• _Instruction_
Reproduce all the lines exactly as they stand, apart from the pictures.

• _Dataset section_
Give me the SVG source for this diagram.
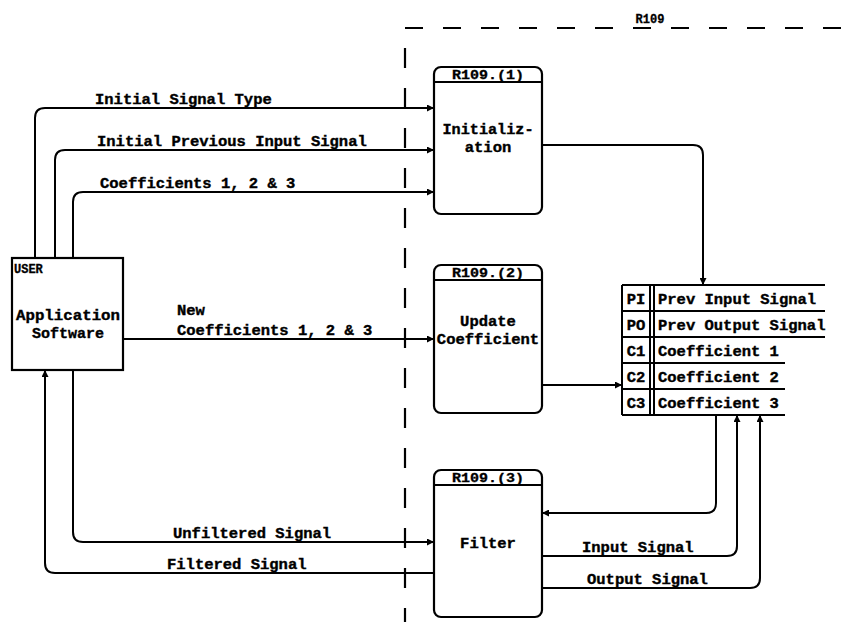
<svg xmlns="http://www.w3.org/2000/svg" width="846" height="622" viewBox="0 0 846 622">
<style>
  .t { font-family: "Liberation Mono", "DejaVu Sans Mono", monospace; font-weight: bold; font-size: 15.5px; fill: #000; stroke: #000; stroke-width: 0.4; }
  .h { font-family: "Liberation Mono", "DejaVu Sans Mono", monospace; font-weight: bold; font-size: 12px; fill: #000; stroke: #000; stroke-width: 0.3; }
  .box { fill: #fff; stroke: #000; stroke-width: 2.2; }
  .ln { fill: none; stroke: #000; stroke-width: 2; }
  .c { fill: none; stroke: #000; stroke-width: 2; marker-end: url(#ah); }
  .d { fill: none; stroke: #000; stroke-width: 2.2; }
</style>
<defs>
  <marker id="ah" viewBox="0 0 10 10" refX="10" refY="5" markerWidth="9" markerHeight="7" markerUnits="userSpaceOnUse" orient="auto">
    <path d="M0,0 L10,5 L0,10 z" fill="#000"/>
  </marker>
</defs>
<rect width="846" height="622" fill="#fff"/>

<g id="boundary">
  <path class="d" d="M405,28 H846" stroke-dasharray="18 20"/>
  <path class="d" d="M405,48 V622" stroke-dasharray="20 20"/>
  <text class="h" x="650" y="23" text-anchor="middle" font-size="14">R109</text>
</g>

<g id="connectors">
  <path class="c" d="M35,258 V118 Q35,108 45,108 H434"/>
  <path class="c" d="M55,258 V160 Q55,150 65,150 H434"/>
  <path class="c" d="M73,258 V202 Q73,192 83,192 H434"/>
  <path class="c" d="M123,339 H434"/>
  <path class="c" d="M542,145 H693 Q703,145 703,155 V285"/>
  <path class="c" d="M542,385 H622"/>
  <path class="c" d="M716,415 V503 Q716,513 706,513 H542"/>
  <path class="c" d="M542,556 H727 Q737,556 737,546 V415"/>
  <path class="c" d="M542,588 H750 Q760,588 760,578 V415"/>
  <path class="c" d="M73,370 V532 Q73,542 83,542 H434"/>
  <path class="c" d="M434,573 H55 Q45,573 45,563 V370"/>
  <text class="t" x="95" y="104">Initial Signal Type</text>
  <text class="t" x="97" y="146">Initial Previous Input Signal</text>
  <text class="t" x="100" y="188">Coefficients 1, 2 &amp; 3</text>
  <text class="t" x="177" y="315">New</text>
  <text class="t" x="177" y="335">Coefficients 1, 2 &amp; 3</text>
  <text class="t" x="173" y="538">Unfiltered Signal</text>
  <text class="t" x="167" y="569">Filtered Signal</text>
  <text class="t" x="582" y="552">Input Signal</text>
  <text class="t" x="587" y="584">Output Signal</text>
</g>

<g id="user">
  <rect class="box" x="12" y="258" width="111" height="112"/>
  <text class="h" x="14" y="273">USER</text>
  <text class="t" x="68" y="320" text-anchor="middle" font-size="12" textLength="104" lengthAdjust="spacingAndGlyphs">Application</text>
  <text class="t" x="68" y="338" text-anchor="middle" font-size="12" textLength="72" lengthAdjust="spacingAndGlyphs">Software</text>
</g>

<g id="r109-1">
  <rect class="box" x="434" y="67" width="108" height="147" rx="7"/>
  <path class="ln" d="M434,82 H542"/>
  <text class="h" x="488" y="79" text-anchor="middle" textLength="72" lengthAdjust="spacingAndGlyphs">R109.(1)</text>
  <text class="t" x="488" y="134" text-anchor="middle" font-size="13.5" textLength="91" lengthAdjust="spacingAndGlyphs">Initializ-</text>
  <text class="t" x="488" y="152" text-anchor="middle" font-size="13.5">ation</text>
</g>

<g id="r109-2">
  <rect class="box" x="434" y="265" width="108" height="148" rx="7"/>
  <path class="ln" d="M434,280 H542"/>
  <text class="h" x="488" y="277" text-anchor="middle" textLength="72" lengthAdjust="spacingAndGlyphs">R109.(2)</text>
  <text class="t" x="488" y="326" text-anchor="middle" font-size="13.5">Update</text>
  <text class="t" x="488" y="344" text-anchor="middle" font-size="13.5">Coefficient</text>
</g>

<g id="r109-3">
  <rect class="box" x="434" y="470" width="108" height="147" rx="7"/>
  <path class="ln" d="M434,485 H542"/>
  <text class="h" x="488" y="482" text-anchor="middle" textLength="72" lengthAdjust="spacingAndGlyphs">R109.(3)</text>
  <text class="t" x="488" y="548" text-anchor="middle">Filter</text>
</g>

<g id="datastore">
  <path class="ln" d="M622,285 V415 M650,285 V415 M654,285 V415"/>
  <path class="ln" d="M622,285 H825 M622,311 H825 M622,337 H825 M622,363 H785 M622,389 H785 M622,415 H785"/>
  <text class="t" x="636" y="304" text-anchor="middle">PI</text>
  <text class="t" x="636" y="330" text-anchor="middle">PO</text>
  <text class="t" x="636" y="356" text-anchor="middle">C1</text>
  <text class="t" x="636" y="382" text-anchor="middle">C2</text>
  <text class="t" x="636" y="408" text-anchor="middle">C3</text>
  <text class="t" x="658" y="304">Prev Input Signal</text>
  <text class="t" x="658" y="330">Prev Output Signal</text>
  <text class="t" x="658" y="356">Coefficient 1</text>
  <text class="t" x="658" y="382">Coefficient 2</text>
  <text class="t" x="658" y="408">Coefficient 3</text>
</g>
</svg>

• _Worked solution_
Give me the SVG source for this diagram.
<svg xmlns="http://www.w3.org/2000/svg" width="846" height="622" viewBox="0 0 846 622">
<style>
  .t { font-family: "Liberation Mono", "DejaVu Sans Mono", monospace; font-weight: bold; font-size: 15.5px; fill: #000; stroke: #000; stroke-width: 0.4; }
  .h { font-family: "Liberation Mono", "DejaVu Sans Mono", monospace; font-weight: bold; font-size: 12px; fill: #000; stroke: #000; stroke-width: 0.3; }
  .box { fill: #fff; stroke: #000; stroke-width: 2.2; }
  .ln { fill: none; stroke: #000; stroke-width: 2; }
  .c { fill: none; stroke: #000; stroke-width: 2; marker-end: url(#ah); }
  .d { fill: none; stroke: #000; stroke-width: 2.2; }
</style>
<defs>
  <marker id="ah" viewBox="0 0 10 10" refX="10" refY="5" markerWidth="9" markerHeight="7" markerUnits="userSpaceOnUse" orient="auto">
    <path d="M0,0 L10,5 L0,10 z" fill="#000"/>
  </marker>
</defs>
<rect width="846" height="622" fill="#fff"/>

<g id="boundary">
  <path class="d" d="M405,28 H846" stroke-dasharray="18 20"/>
  <path class="d" d="M405,48 V622" stroke-dasharray="20 20"/>
  <text class="h" x="650" y="23" text-anchor="middle" font-size="14">R109</text>
</g>

<g id="connectors">
  <path class="c" d="M35,258 V118 Q35,108 45,108 H434"/>
  <path class="c" d="M55,258 V160 Q55,150 65,150 H434"/>
  <path class="c" d="M73,258 V202 Q73,192 83,192 H434"/>
  <path class="c" d="M123,339 H434"/>
  <path class="c" d="M542,145 H693 Q703,145 703,155 V285"/>
  <path class="c" d="M542,385 H622"/>
  <path class="c" d="M716,415 V503 Q716,513 706,513 H542"/>
  <path class="c" d="M542,556 H727 Q737,556 737,546 V415"/>
  <path class="c" d="M542,588 H750 Q760,588 760,578 V415"/>
  <path class="c" d="M73,370 V532 Q73,542 83,542 H434"/>
  <path class="c" d="M434,573 H55 Q45,573 45,563 V370"/>
  <text class="t" x="95" y="104">Initial Signal Type</text>
  <text class="t" x="97" y="146">Initial Previous Input Signal</text>
  <text class="t" x="100" y="188">Coefficients 1, 2 &amp; 3</text>
  <text class="t" x="177" y="315">New</text>
  <text class="t" x="177" y="335">Coefficients 1, 2 &amp; 3</text>
  <text class="t" x="173" y="538">Unfiltered Signal</text>
  <text class="t" x="167" y="569">Filtered Signal</text>
  <text class="t" x="582" y="552">Input Signal</text>
  <text class="t" x="587" y="584">Output Signal</text>
</g>

<g id="user">
  <rect class="box" x="12" y="258" width="111" height="112"/>
  <text class="h" x="14" y="273">USER</text>
  <text class="t" x="68" y="320" text-anchor="middle" font-size="12" textLength="104" lengthAdjust="spacingAndGlyphs">Application</text>
  <text class="t" x="68" y="338" text-anchor="middle" font-size="12" textLength="72" lengthAdjust="spacingAndGlyphs">Software</text>
</g>

<g id="r109-1">
  <rect class="box" x="434" y="67" width="108" height="147" rx="7"/>
  <path class="ln" d="M434,82 H542"/>
  <text class="h" x="488" y="79" text-anchor="middle" textLength="72" lengthAdjust="spacingAndGlyphs">R109.(1)</text>
  <text class="t" x="488" y="134" text-anchor="middle" font-size="13.5" textLength="91" lengthAdjust="spacingAndGlyphs">Initializ-</text>
  <text class="t" x="488" y="152" text-anchor="middle" font-size="13.5">ation</text>
</g>

<g id="r109-2">
  <rect class="box" x="434" y="265" width="108" height="148" rx="7"/>
  <path class="ln" d="M434,280 H542"/>
  <text class="h" x="488" y="277" text-anchor="middle" textLength="72" lengthAdjust="spacingAndGlyphs">R109.(2)</text>
  <text class="t" x="488" y="326" text-anchor="middle" font-size="13.5">Update</text>
  <text class="t" x="488" y="344" text-anchor="middle" font-size="13.5">Coefficient</text>
</g>

<g id="r109-3">
  <rect class="box" x="434" y="470" width="108" height="147" rx="7"/>
  <path class="ln" d="M434,485 H542"/>
  <text class="h" x="488" y="482" text-anchor="middle" textLength="72" lengthAdjust="spacingAndGlyphs">R109.(3)</text>
  <text class="t" x="488" y="548" text-anchor="middle">Filter</text>
</g>

<g id="datastore">
  <path class="ln" d="M622,285 V415 M650,285 V415 M654,285 V415"/>
  <path class="ln" d="M622,285 H825 M622,311 H825 M622,337 H825 M622,363 H785 M622,389 H785 M622,415 H785"/>
  <text class="t" x="636" y="304" text-anchor="middle">PI</text>
  <text class="t" x="636" y="330" text-anchor="middle">PO</text>
  <text class="t" x="636" y="356" text-anchor="middle">C1</text>
  <text class="t" x="636" y="382" text-anchor="middle">C2</text>
  <text class="t" x="636" y="408" text-anchor="middle">C3</text>
  <text class="t" x="658" y="304">Prev Input Signal</text>
  <text class="t" x="658" y="330">Prev Output Signal</text>
  <text class="t" x="658" y="356">Coefficient 1</text>
  <text class="t" x="658" y="382">Coefficient 2</text>
  <text class="t" x="658" y="408">Coefficient 3</text>
</g>
</svg>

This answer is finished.